▸ Goal of the exercise
Below is a listing; write it out exactly and drop any images from it.
☆ ☆ ☆
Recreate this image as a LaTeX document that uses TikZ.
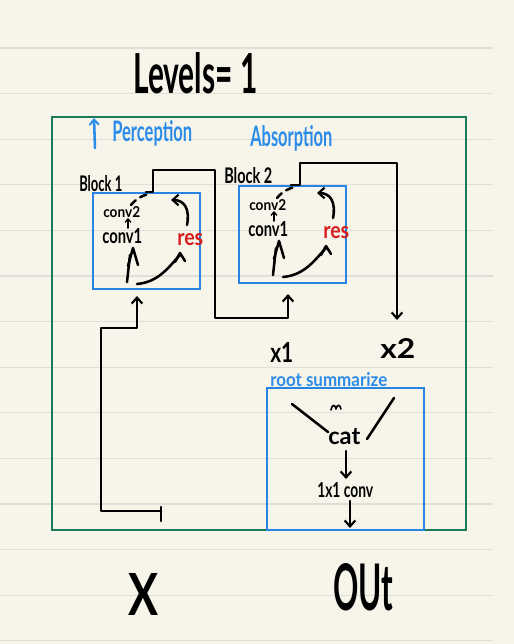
\documentclass[tikz,border=0pt]{standalone}
\usepackage{fontspec}
\setmainfont{Lato}
\usetikzlibrary{arrows.meta}
\newdimen\pxu \pxu=0.75pt
\newcommand\hw[3]{\resizebox{#1\pxu}{#2\pxu}{#3}}
\definecolor{paper}{HTML}{F7F5EA}
\definecolor{rule}{HTML}{DFDED9}
\definecolor{frame}{HTML}{1B7A58}
\definecolor{bbox}{HTML}{2584E4}
\definecolor{tblue}{HTML}{2B8BE9}
\definecolor{tred}{HTML}{D61E1E}
\begin{document}
\begin{tikzpicture}[x=0.75pt,y=-0.75pt,
  wire/.style={line width=1.9pt,line cap=round,line join=round,black},
  fine/.style={line width=1.2pt,line cap=round,line join=round,black},
  barb/.style={-{Straight Barb[length=4.5pt,width=8pt,line width=1.6pt]}},
  lbl/.style={inner sep=0pt,anchor=base west,font=\bfseries},
  sm/.style={lbl},
  bluebox/.style={draw=bbox,line width=2pt,inner sep=0pt},
  greenbox/.style={draw=frame,line width=1.8pt,inner sep=0pt}]
% paper
\fill[paper] (0,0) rectangle (514,644);
\useasboundingbox (0,0) rectangle (514,644);
\foreach \k in {0,...,13}{
  \draw[rule,line width=0.9pt] (0,48+45.6*\k) -- (493,48+45.6*\k);
}
% frames
\node[greenbox,minimum width=310.5pt,minimum height=309.75pt] (outer) at (259,323.5) {};
\node[bluebox,minimum width=80.25pt,minimum height=72pt] (b1) at (146.5,241) {};
\node[bluebox,minimum width=80.25pt,minimum height=72.75pt] (b2) at (292.5,234.5) {};
\node[bluebox,minimum width=117.75pt,minimum height=106.5pt] (summ) at (345.5,459) {};
% titles
\node[lbl] (lev) at (133,93) {\hw{124}{41}{Levels= 1}};
\coordinate (pa) at (95,148);
\coordinate (pb) at (94,118);
\draw[line width=1.9pt,line cap=round,tblue,-{Straight Barb[length=4pt,width=7pt,line width=1.5pt]}] (pa) -- (pb);
\node[lbl,text=tblue] (perc) at (112,141) {\hw{80}{21}{Perception}};
\node[lbl,text=tblue] (absn) at (250,146) {\hw{82}{21}{Absorption}};
\node[sm] (blk1) at (79,191) {\hw{43}{16}{Block 1}};
\node[sm] (blk2) at (224,183) {\hw{48}{16}{Block 2}};
% block contents
\foreach \dx/\dy/\n in {0/0/a,146/-7/b}{
  \begin{scope}[shift={(\dx,\dy)}]
    \node[sm] (c2\n) at (103,217) {\hw{37}{11}{conv2}};
    \node[sm] (c1\n) at (102,243) {\hw{40}{15}{conv1}};
    \node[sm,text=tred] (res\n) at (177,245) {\hw{26}{12}{res}};
    \coordinate (sa\n) at (128,228);
    \coordinate (sb\n) at (128,218);
    \draw[fine,-{Straight Barb[length=2.5pt,width=4.5pt,line width=1pt]}] (sa\n) -- (sb\n);
    \draw[wire,dash pattern=on 5pt off 4pt] (131,205) .. controls (136,199) and (142,195) .. (150,194);
    \coordinate (ra\n) at (187,225);
    \coordinate (rb\n) at (171,200);
    \draw[wire,barb] (ra\n) .. controls (190,210) and (185,200) .. (rb\n);
    \coordinate (ua\n) at (127,282);
    \coordinate (ub\n) at (130,255);
    \draw[wire] (ua\n) -- (ub\n);
    \draw[wire] (128,266) -- (133,248) -- (138,265);
    \coordinate (ca\n) at (137,284);
    \coordinate (cb\n) at (181,254);
    \draw[wire] (ca\n) .. controls (160,282) and (170,265) .. (cb\n);
    \draw[wire] (175,262) -- (180,253) -- (185,261);
  \end{scope}
}
% connectors
\coordinate (xin) at (161,511);
\draw[wire] (161,507) -- (161,521);
\coordinate (b1in) at (137,296);
\draw[wire,barb] (xin) -- (101,511) -- (101,328) -- (137,328) -- (b1in);
\coordinate (b1out) at (146,192);
\coordinate (b2in) at (288,294);
\draw[wire,barb] (b1out) -- (153,192) -- (153,170) -- (215,170) -- (215,318) -- (288,318) -- (b2in);
\coordinate (b2out) at (291,185);
\coordinate (x2in) at (397,320);
\draw[wire,barb] (b2out) -- (300,185) -- (300,163) -- (397,163) -- (x2in);
% x1 x2 and summarize
\node[sm] (x1) at (270,362) {\hw{23}{20}{x1}};
\node[sm] (x2) at (380,358) {\hw{35}{20}{x2}};
\node[lbl,text=tblue] (rs) at (270,386) {\hw{117}{14}{root summarize}};
\node[sm] (cat) at (328,444) {\hw{32}{16}{cat}};
\node[sm] (one) at (317,497) {\hw{56}{15}{1x1 conv}};
\coordinate (la) at (292,404);
\coordinate (lb) at (328,432);
\draw[wire] (la) -- (lb);
\coordinate (ra) at (394,398);
\coordinate (rb) at (367,439);
\draw[wire] (ra) -- (rb);
\draw[fine] (331,410) .. controls (332,404) and (335,404) .. (336,409) .. controls (337,404) and (340,404) .. (341,409);
\draw[wire,barb] (346,451) -- (346,479);
\draw[wire,barb] (350,501) -- (350,528);
% bottom labels
\node[lbl] (X) at (128,615) {\hw{30}{42}{X}};
\node[lbl] (out) at (333,610) {\hw{60}{47}{OUt}};
\end{tikzpicture}
\end{document}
☆ ☆ ☆
▸ Output below
Recreate this image as a LaTeX document that uses TikZ.
\documentclass[tikz,border=0pt]{standalone}
\usepackage{fontspec}
\setmainfont{Lato}
\usetikzlibrary{arrows.meta}
\newdimen\pxu \pxu=0.75pt
\newcommand\hw[3]{\resizebox{#1\pxu}{#2\pxu}{#3}}
\definecolor{paper}{HTML}{F7F5EA}
\definecolor{rule}{HTML}{DFDED9}
\definecolor{frame}{HTML}{1B7A58}
\definecolor{bbox}{HTML}{2584E4}
\definecolor{tblue}{HTML}{2B8BE9}
\definecolor{tred}{HTML}{D61E1E}
\begin{document}
\begin{tikzpicture}[x=0.75pt,y=-0.75pt,
  wire/.style={line width=1.9pt,line cap=round,line join=round,black},
  fine/.style={line width=1.2pt,line cap=round,line join=round,black},
  barb/.style={-{Straight Barb[length=4.5pt,width=8pt,line width=1.6pt]}},
  lbl/.style={inner sep=0pt,anchor=base west,font=\bfseries},
  sm/.style={lbl},
  bluebox/.style={draw=bbox,line width=2pt,inner sep=0pt},
  greenbox/.style={draw=frame,line width=1.8pt,inner sep=0pt}]
% paper
\fill[paper] (0,0) rectangle (514,644);
\useasboundingbox (0,0) rectangle (514,644);
\foreach \k in {0,...,13}{
  \draw[rule,line width=0.9pt] (0,48+45.6*\k) -- (493,48+45.6*\k);
}
% frames
\node[greenbox,minimum width=310.5pt,minimum height=309.75pt] (outer) at (259,323.5) {};
\node[bluebox,minimum width=80.25pt,minimum height=72pt] (b1) at (146.5,241) {};
\node[bluebox,minimum width=80.25pt,minimum height=72.75pt] (b2) at (292.5,234.5) {};
\node[bluebox,minimum width=117.75pt,minimum height=106.5pt] (summ) at (345.5,459) {};
% titles
\node[lbl] (lev) at (133,93) {\hw{124}{41}{Levels= 1}};
\coordinate (pa) at (95,148);
\coordinate (pb) at (94,118);
\draw[line width=1.9pt,line cap=round,tblue,-{Straight Barb[length=4pt,width=7pt,line width=1.5pt]}] (pa) -- (pb);
\node[lbl,text=tblue] (perc) at (112,141) {\hw{80}{21}{Perception}};
\node[lbl,text=tblue] (absn) at (250,146) {\hw{82}{21}{Absorption}};
\node[sm] (blk1) at (79,191) {\hw{43}{16}{Block 1}};
\node[sm] (blk2) at (224,183) {\hw{48}{16}{Block 2}};
% block contents
\foreach \dx/\dy/\n in {0/0/a,146/-7/b}{
  \begin{scope}[shift={(\dx,\dy)}]
    \node[sm] (c2\n) at (103,217) {\hw{37}{11}{conv2}};
    \node[sm] (c1\n) at (102,243) {\hw{40}{15}{conv1}};
    \node[sm,text=tred] (res\n) at (177,245) {\hw{26}{12}{res}};
    \coordinate (sa\n) at (128,228);
    \coordinate (sb\n) at (128,218);
    \draw[fine,-{Straight Barb[length=2.5pt,width=4.5pt,line width=1pt]}] (sa\n) -- (sb\n);
    \draw[wire,dash pattern=on 5pt off 4pt] (131,205) .. controls (136,199) and (142,195) .. (150,194);
    \coordinate (ra\n) at (187,225);
    \coordinate (rb\n) at (171,200);
    \draw[wire,barb] (ra\n) .. controls (190,210) and (185,200) .. (rb\n);
    \coordinate (ua\n) at (127,282);
    \coordinate (ub\n) at (130,255);
    \draw[wire] (ua\n) -- (ub\n);
    \draw[wire] (128,266) -- (133,248) -- (138,265);
    \coordinate (ca\n) at (137,284);
    \coordinate (cb\n) at (181,254);
    \draw[wire] (ca\n) .. controls (160,282) and (170,265) .. (cb\n);
    \draw[wire] (175,262) -- (180,253) -- (185,261);
  \end{scope}
}
% connectors
\coordinate (xin) at (161,511);
\draw[wire] (161,507) -- (161,521);
\coordinate (b1in) at (137,296);
\draw[wire,barb] (xin) -- (101,511) -- (101,328) -- (137,328) -- (b1in);
\coordinate (b1out) at (146,192);
\coordinate (b2in) at (288,294);
\draw[wire,barb] (b1out) -- (153,192) -- (153,170) -- (215,170) -- (215,318) -- (288,318) -- (b2in);
\coordinate (b2out) at (291,185);
\coordinate (x2in) at (397,320);
\draw[wire,barb] (b2out) -- (300,185) -- (300,163) -- (397,163) -- (x2in);
% x1 x2 and summarize
\node[sm] (x1) at (270,362) {\hw{23}{20}{x1}};
\node[sm] (x2) at (380,358) {\hw{35}{20}{x2}};
\node[lbl,text=tblue] (rs) at (270,386) {\hw{117}{14}{root summarize}};
\node[sm] (cat) at (328,444) {\hw{32}{16}{cat}};
\node[sm] (one) at (317,497) {\hw{56}{15}{1x1 conv}};
\coordinate (la) at (292,404);
\coordinate (lb) at (328,432);
\draw[wire] (la) -- (lb);
\coordinate (ra) at (394,398);
\coordinate (rb) at (367,439);
\draw[wire] (ra) -- (rb);
\draw[fine] (331,410) .. controls (332,404) and (335,404) .. (336,409) .. controls (337,404) and (340,404) .. (341,409);
\draw[wire,barb] (346,451) -- (346,479);
\draw[wire,barb] (350,501) -- (350,528);
% bottom labels
\node[lbl] (X) at (128,615) {\hw{30}{42}{X}};
\node[lbl] (out) at (333,610) {\hw{60}{47}{OUt}};
\end{tikzpicture}
\end{document}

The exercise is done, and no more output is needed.